Express the value $z$ below in polar form, and the value $w$ in the form $a+bi$. I have been having a lot of issues on determining how to work through problems of the sort and I would be very grateful if somebody could provide me with a guided/ explained answer to enable me to understand how to work through these.
Given:
Picture of Question
Express the value $z$ below in polar form, and the value $w$ in the form $a+bi$. Use the square root symbol $\sqrt{\ \ }$ where needed to give an exact value for your answer. Be sure to include parentheses where necessary, e.g. to distinguish $\frac{1}{2k}$ from $\frac{1}{2}k$. .
 A: Just do it.   If $z = a + bi$ than $|z| =\sqrt{a^2 + b^2}$ and
$z = \sqrt{a^2+ b^2}(\frac a{a^2 + b^2} + \frac b{a^2 + b^2} i)$.  Let $r= \sqrt{a^2 + b^2} = |z|$.
Now $\frac a{a^2 + b^2}=x$ and $\frac b{a^2 + b^2}=y$ are two numbers such that $x^2 + y^2 = 1$.  That means that there must be some angle $\theta$ so that $x = \cos \theta$ and $y = \sin \theta$.  What angle can that be?
Well, $\tan \theta = \frac {\sin \theta}{\cos \theta} = \frac yx = \frac {\frac b{a^2 + b^2}}{\frac a{a^2 + b^2}}= \frac ba$.  So $\theta = \arctan \frac ba$.
so $z =a+bi = \sqrt{a^2 + b^2}(\cos \arctan \frac ba + \sin \arctan \frac ba i)$.
Now by definition $e^{\psi i} = \cos \psi + i\sin \psi$ so
$z = \sqrt{a^2 + b^2}e^{\arctan \frac ba i}$.
So for $z = a+bi; z\ne 0$ we can always convert it to $z= re^{\theta i}$ form by letting $r = |z| =\sqrt{a^2 + b^2}$ and letting $\theta = \arctan \frac ba$.  Always.
....
And converting $z= re^{\theta i}$ to $a + bi$ form is simply noting:
$z = re^{\theta i} = r(\cos \theta + i \sin\theta) =r\cos\theta + r\sin \theta i$ .

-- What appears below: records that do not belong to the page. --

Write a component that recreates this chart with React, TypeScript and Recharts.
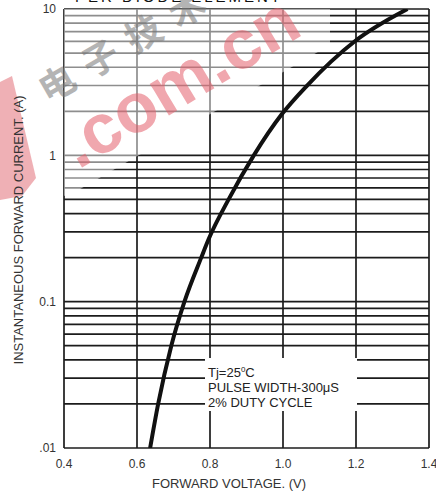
import {
  ComposedChart,
  Line,
  XAxis,
  YAxis,
  CartesianGrid,
  Customized,
} from "recharts";

// forward current (A) vs forward voltage (V)
const current = [0.01, 0.02, 0.05, 0.1, 0.2, 0.27, 0.5, 1, 1.9, 3, 6, 10];
const voltage = [0.636, 0.658, 0.694, 0.73, 0.776, 0.797, 0.851, 0.92, 0.996, 1.066, 1.196, 1.341];

const xTicks = [0.4, 0.6, 0.8, 1.0, 1.2, 1.4];
const yTicks = [0.01, 0.1, 1, 10];
const decades = [0.01, 0.1, 1];
const minorSteps = [2, 3, 4, 5, 6, 7, 8, 9];

const data = voltage.map((v, i) => ({ v, i: current[i] }));
const gridY = [...yTicks, ...decades.flatMap((d) => minorSteps.map((m) => +(d * m).toPrecision(2)))].sort(
  (a, b) => a - b
);

const font = "Arial, 'Liberation Sans', sans-serif";

function Overlay() {
  return (
    <g>
      {/* watermark */}
      <polygon points="64,196 64,9 330,9 330,45 75,192" fill="#fff" opacity={0.5} />
      <polygon points="0,82 12,76 36,178 22,196 0,200" fill="#e57b84" opacity={0.6} />
      <text
        x={78}
        y={170}
        transform="rotate(-31 78 170)"
        fontFamily={font}
        fontWeight="bold"
        fontSize={70}
        fill="#e5606c"
        opacity={0.55}
      >
        .com.cn
      </text>
      <text
        x={48}
        y={104}
        transform="rotate(-30 48 104)"
        fontFamily="'Noto Sans CJK SC'"
        fontWeight="bold"
        fontSize={36}
        fill="#777"
        opacity={0.55}
        letterSpacing={14}
      >
        电子技术
      </text>
      {/* cut-off title */}
      <text
        x={75}
        y={2}
        fontFamily={font}
        fontSize={15}
        fill="#111"
        textLength={205}
        lengthAdjust="spacing"
      >
        PER DIODE ELEMENT
      </text>
      {/* test condition note */}
      <rect x={205} y={358} width={152} height={53} fill="#fff" />
      <text fontFamily={font} fontSize={13} fill="#222">
        <tspan x={208} y={377}>
          Tj=25<tspan fontSize={8} dy={-5}>0</tspan>
          <tspan dy={5}>C</tspan>
        </tspan>
        <tspan x={208} y={392}>PULSE WIDTH-300μS</tspan>
        <tspan x={208} y={407}>2% DUTY CYCLE</tspan>
      </text>
      {/* axis titles */}
      <text x={229} y={488} textAnchor="middle" fontFamily={font} fontSize={13} fill="#333">
        FORWARD VOLTAGE. (V)
      </text>
      <text
        x={23}
        y={230}
        transform="rotate(-90 23 230)"
        textAnchor="middle"
        fontFamily={font}
        fontSize={13}
        fill="#333"
      >
        INSTANTANEOUS FORWARD CURRENT. (A)
      </text>
    </g>
  );
}

export default function App() {
  return (
    <div style={{ position: "absolute", left: 0, top: 0, width: 436, height: 492, background: "#fff" }}>
      <ComposedChart
        width={436}
        height={492}
        data={data}
        margin={{ top: 9, right: 7, left: 8, bottom: 14 }}
      >
        <CartesianGrid
          horizontalValues={gridY}
          verticalValues={xTicks}
          stroke="#1c1c1c"
          strokeWidth={1.7}
          strokeDasharray=""
        />
        <XAxis
          type="number"
          dataKey="v"
          domain={[0.4, 1.4]}
          ticks={xTicks}
          interval={0}
          tickFormatter={(t: number) => t.toFixed(1)}
          tickLine={false}
          axisLine={false}
          height={30}
          tick={{ fontSize: 12, fill: "#333", fontFamily: font, dy: 3 }}
        />
        <YAxis
          type="number"
          scale="log"
          domain={[0.01, 10]}
          ticks={yTicks}
          interval={0}
          allowDataOverflow
          tickFormatter={(t: number) => (t === 0.01 ? ".01" : String(t))}
          tickLine={false}
          axisLine={false}
          width={56}
          tick={{ fontSize: 12, fill: "#333", fontFamily: font }}
        />
        <Customized component={Overlay} />
        <Line
          type="monotone"
          dataKey="i"
          stroke="#111"
          strokeWidth={4}
          dot={false}
          isAnimationActive={false}
        />
      </ComposedChart>
    </div>
  );
}
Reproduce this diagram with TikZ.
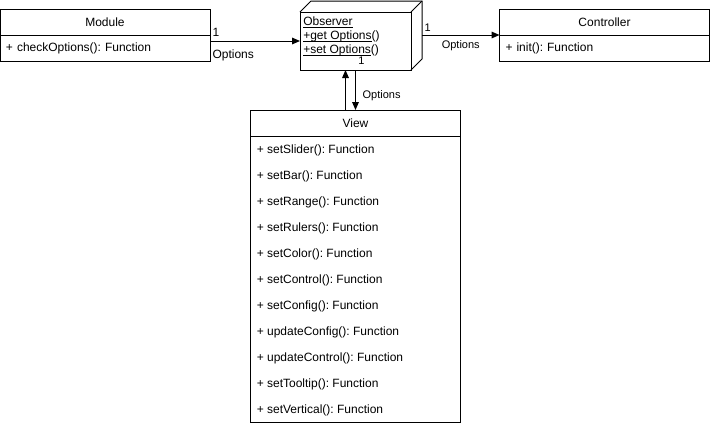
\documentclass[tikz,border=0pt]{standalone}
\usepackage{fontspec}
\setmainfont{Liberation Sans}
\usetikzlibrary{positioning,arrows.meta}

% underline at a fixed depth, as in the observer box
\newcommand{\obsul}[1]{\setbox0=\hbox{#1}\rlap{\rule[-1.5pt]{\wd0}{0.6pt}}\box0}

\begin{document}
\frenchspacing
\begin{tikzpicture}[x=0.75pt, y=-0.75pt,
    umlhead/.style={rectangle, draw, line width=0.75pt, minimum width=157.5pt, minimum height=19.5pt,
        inner sep=0pt, outer sep=0pt, font=\fontsize{9}{11}\selectfont},
    umlbody/.style={umlhead, align=left, inner xsep=4.5pt, text width=148.5pt},
    item/.style={anchor=west, inner sep=0pt, font=\fontsize{9}{11}\selectfont},
    arrow/.style={-{Triangle[length=6pt, width=5pt]}, line width=0.75pt},
    lbl/.style={inner sep=1.5pt, font=\fontsize{8.25}{10}\selectfont}
]
    \useasboundingbox (0,0) rectangle (711,426);

    % module
    \node[umlhead] (modhead) at (105,22) {Module};
    \node[umlbody, below=0pt of modhead] (modbody) {+ checkOptions(): Function};

    % controller
    \node[umlhead] (ctrlhead) at (604.5,22) {Controller};
    \node[umlbody, below=0pt of ctrlhead] (ctrlbody) {+ init(): Function};

    % observer (3d box)
    \node[draw, line width=0.75pt, minimum width=83.25pt, minimum height=43.5pt, outer sep=0pt] (obs) at (355.5,41) {};
    \draw[line width=0.75pt] (obs.north west) -- ++(11,-11) -- ++(111,0) -- ++(0,58) -- (obs.south east);
    \draw[line width=0.75pt] (obs.north east) -- ++(11,-11);
    \node[anchor=north west, align=left, inner sep=0pt, font=\fontsize{9}{10.5}\selectfont] (obstext)
        at ([shift={(3,5)}]obs.north west) {\obsul{Observer}\\ \obsul{+get Options}()\\ \obsul{+set Options}()};

    % view
    \node[umlhead] (viewhead) at (355.5,123) {View};
    \node[umlhead, minimum height=214.5pt, below=0pt of viewhead] (viewbody) {};
    \foreach \fn [count=\i] in {setSlider, setBar, setRange, setRulers, setColor, setControl,
        setConfig, updateConfig, updateControl, setTooltip, setVertical}
        \node[item] (v\i) at ([xshift=4.5pt, yshift={-(\i-0.5)*19.5pt-1pt}]viewbody.north west) {+ \fn(): Function};

    % connectors
    \draw[arrow] (obs.west -| modbody.east) -- (obs.west)
        node[pos=0, anchor=south west, inner sep=1.5pt, yshift=1.5pt, font=\fontsize{9}{11}\selectfont] {1}
        node[pos=0, anchor=north west, inner sep=1.5pt, yshift=-5pt, font=\fontsize{9}{11}\selectfont] {Options};
    \draw[arrow] ([shift={(11,-6)}]obs.east) -- (ctrlhead.south west)
        node[pos=0, lbl, anchor=south west, yshift=1pt] {1}
        node[midway, lbl, below, yshift=-2.5pt] {Options};
    \draw[arrow] ([xshift=-7.5pt]obs.south |- viewhead.north) -- ([xshift=-7.5pt]obs.south);
    \draw[arrow] (obs.south) -- (obs.south |- viewhead.north)
        node[midway, lbl, right, xshift=3.5pt, yshift=-4.5pt] {Options};
    \node[lbl, anchor=south west, xshift=0.5pt, yshift=2.25pt] (obsone) at (obs.south) {1};
\end{tikzpicture}
\end{document}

So $a = r\cos \theta$ and $b = r\sin \theta$.
That's all there is to it.
so just do them.
If $z = \frac 52 - \frac {5\sqrt 3}2i$ then $r = \sqrt {(\frac 52)^2 + (\frac {5\sqrt 3}2)^2}=???$ and $\theta = \arctan \frac {\frac {5\sqrt 3}2}{\frac 52}=\arctan \frac {5\sqrt 3}{5}=\arctan \sqrt 3 = ????$ and $z = re^{\theta i}$.  That's all.
And if $w = 2e^{\frac {i5\pi}4}$ then $w = 2\cos (\frac {5\pi}4) +2\sin(\frac {5\pi}4)i$.
That's all...
..... but.... wait a minute.  The problem you posted has them both equal to $0$?????  That makes utterly zero sense.